The church of the Nativity of the All-holy Theotokos in Kryvyi Rih was opened in 1886 by a local rural society as a prayer house. It was named for the birth of the Blessed Virgin Mary by Saints Joachim and Anne. Celebration of this feast day on the 8th of September coincided in the folk calendar with the finishing of the main fieldworks and Harvest Thanksgiving. The street where the church was situated also was named after the Nativity of the Theotokos. The church belonged to the Shyrokedeanery in the Khersonuyezd of the Kherson Governorate of the Russian Empire. A parish of the church included 250 houses in Kryvyi Rih and also 2 villages in the neighbouring Yekaterinoslav Governorate – Shmakovo and Dubovaia Balka. It had nearly 2,700 people. The clergy of the church consisted of a priest and a cantor-reader. There were also a churchwarden and a parish guardianship that together helped to the clergy with economic business. One of the parsons – priest Vladimir Babura – was a famous homilist and publicist in the country. His articles and collections of sermons were published in Odessa, Kyiv, Moscow and St. Petersburg. Since 1897 there was a grammar school at the church that later received the status of a parochial school.
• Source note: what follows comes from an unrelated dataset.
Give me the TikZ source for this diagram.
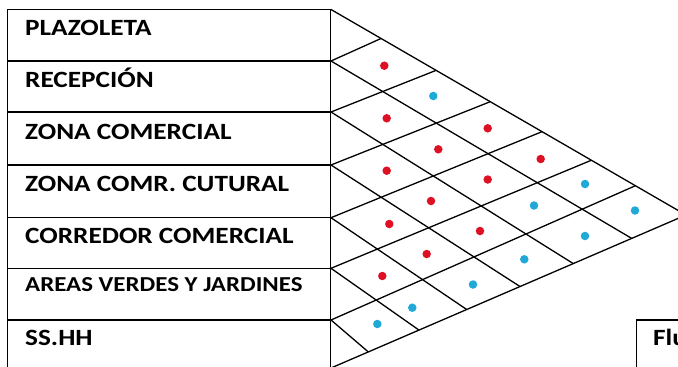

There pupils studied Russian, calligraphy, arithmetic, religion, Slavonic reading and singing. In the beginning of the 20th century, there were 50 children studying at the school – 30 boys and 20 girls.
Soviet period
With the beginning of the Russian Revolution, parson priest Mikhail Pukhalsky was killed together with his wife Maria after three hours of torture in his parsonage at the churchyard in March 1918. In 1922, Bolsheviks confiscated church items. During this period, the number of active parishioners was 540 persons in 1924. In 1929, the town executive committee received peasant's requests for turning the church into a rural club, and in 1930, the possibility of founding an antireligious university on its base was also considered. These plans failed, and the church was closed only in 1935. Later, it was refitted into a receiver-distributor for juvenile offenders and repressed parents’ children. But even after the closing of the church, the Nativity of the Theotokos parish did not finish its existence. Services were held in a private's house on 18 Kirov Street until in 1938 all clergy was repressed by agencies of the NKVD. Only at the time of the German occupation could the congregation renew its church life. In December 1941, the faithful people were given a building of a primary school on 45 Shyrokovska Street, and after the Second World War they bought a house on 60 Lenin Street where they equipped a complete prayer house. In this period, the parish had 4,000 members and was headed by archpriest Stefan Yanovsky, who was also the Dean of the Kryvyi Rih district of the Dnipropetrovs’kdiocese. At this time the prayer house performed the function of the cathedral. It was in existence until Khrushchev's anti-religious campaign and was closed in 1961.
Present
The church was reopened on the 7th of February 1991 when the process of giving back the complex of buildings to its former owners began. At that time, the forming of a new architectural ensemble of the church began: a central dome was installed in 1995; a bell tower was erected in 1997-2000; a spiritual enlightenment centre was built in 2001-2004; a churchyard was arranged and a church gate was built in 2006-2008; the church was reconstructed and its interior was totally renewed in 2010-2011; and the second building of the spiritual enlightenment centre was started in 2014. With the restoration of the church, an active parish life began. Between 1991 and 2005, several parish activities were founded, such as a Sunday school, a church library, a parish newspaper, a charter of the Sisters of Mercy, a summer camp, an Orthodox youth brotherhood, and an annual festival of Ukrainian and church culture. The largest feature of the parish today is the church's Sunday school. About 150 children study the Bible and religion in six classes. In the spiritual enlightenment centre, there are youth and two children's choirs along with art studio which have become laureates of All-Ukrainian and international festivals and competitions. Active publishing activity is also carried out. Publications range from studies about churches in Kryvyi Rih, educational programmes and methodological recommendations for Sunday schools, and a musical collection with hymns and songs for a choir outside of the Liturgy. The architectural ensemble of the church became one of the "visiting cards" of the city for inhabitants and guests. Kryvyi Rih painters such as Ivan Avramenko, Dmytrii Grybok, Alexander Udovenko and Oksana Kolos found creative inspiration for their painting there. Archpriest Anatolii Ryzhenko has been the parson of the church since 1991. Since the moment the church was restored, twenty natives from the congregation have become clergymen.